The different: My first ummm.....10+ shots (and some later ones) were black because- oh yeah, no evf. then it took me until lunch today to realize that, no- you don't get everything you see. I have to keep everything inside the little black box in the viewfinder. That's hard to remember coming from evf for so long, and I don't remember my xsi being that way. The LCD doesn't seem as true to color as sony- so I keep thinking my WB is way off, only to find upon uploading that it's just fine. Although the object tracking sucked on the nex7- I got to watch a little green box follow the subject. I kept waiting for that to happen but the box never moved! There is no click beep countdown or warning for self timer. I wasn't sure if it was working.
Menus menus menus. I finally learned my confusing nex menus, and now I have a whole new world to figure out. 

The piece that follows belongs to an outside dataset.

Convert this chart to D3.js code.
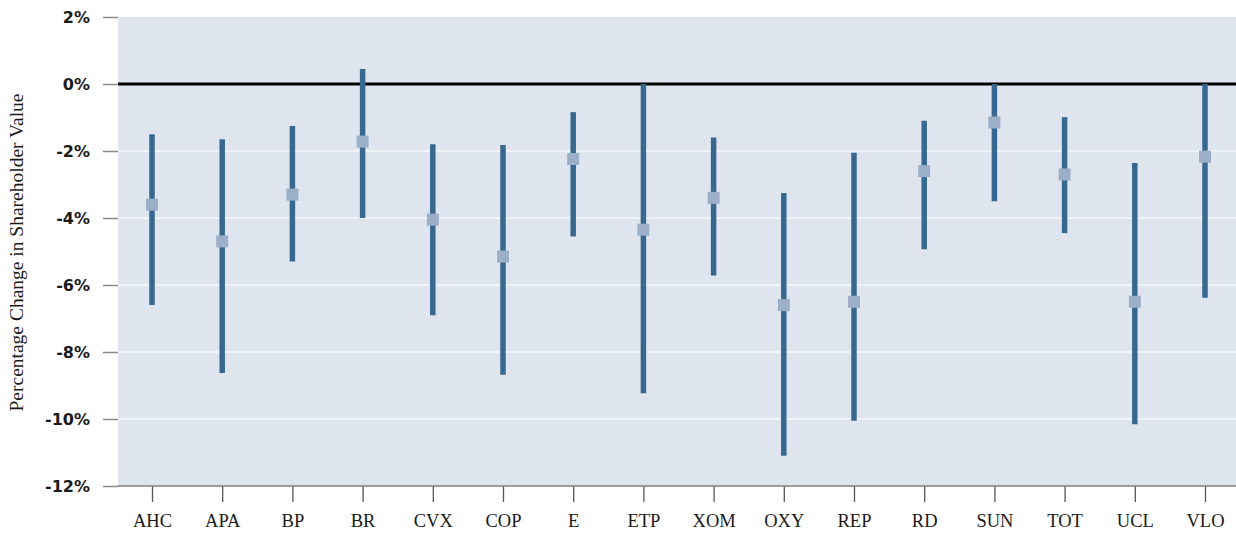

Hahah- that's all I got for now! It's a HUGE change. The image quality is about on par with my nex7 from what I can tell, so while it will be needed and loved for wildlife and sports; I'm not convinced it will be my goto camera for portraits, macro and out and about with the family. I do need to do some testing though- because I was impressed with ISO 3200. I haven't often been with my nex at that level, but I wonder if the f4 has something to do with it. I'll have to do some side by side for fun!


----------



## JustJazzie (Jun 5, 2014)

Oh yeah- I haven't figure out how to get my LCD screen to STAY on....can't figure it out- can't find it in the book. I'd really like it on all the time.


----------



## Derrel (Jun 5, 2014)

The D7100 (and other models) offers 3D Focus tracking mode, which can follow a subject that has been selected by YOU, around the frame.A Thousand Words A Picture: Nikon Autofocus Guide: D600, D610, D7100 and D7000 (Phase Detection)

You might want to check the viewfinder's diopter adjustment, to make sure it's 100% perfectly set for YOUR eyesight too.

You might want to set the camera to capture in sRGB mode (just a thought).

There *is* a lot to learn, about the AF options and modes and so on.


----------



## JustJazzie (Jun 5, 2014)

Derrel said:


> The D7100 (and other models) offers 3D Focus tracking mode, which can follow a subject that has been selected by YOU, around the frame.A Thousand Words A Picture: Nikon Autofocus Guide: D600, D610, D7100 and D7000 (Phase Detection)  You might want to check the viewfinder's diopter adjustment, to make sure it's 100% perfectly set for YOUR eyesight too.  You might want to set the camera to capture in sRGB mode (just a thought).  There *is* a lot to learn, about the AF options and modes and so on.  YouTube Link: https://www.youtube.com/watch?v=JbwvBe3Zxr4



I'll check out that video. I did dial in the diopter to my eyes. I need to finally fill my new glasses prescription, but I can't find any frames that I like, and I can't send these in because I would be blind for 2-3 weeks. Lol

I'll check out that video on the AF system. I definitely need to learn more about it! Thanks for pointing me in the right direction.


----------



## HitenNainaney (Jun 6, 2014)

That last dear shot is spot on! 12 on 10 for that one!


----------



## JustJazzie (Jun 6, 2014)

Derrel! Thanks for those links. I finally got my AF set up correctly and also set up back button AF. Well see what happens with it today!



HitenNainaney said:


> That last dear shot is spot on! 12 on 10 for that one!


Thanks so much!! I got lucky that my son noticed them crossing the property, and at just the right time.


----------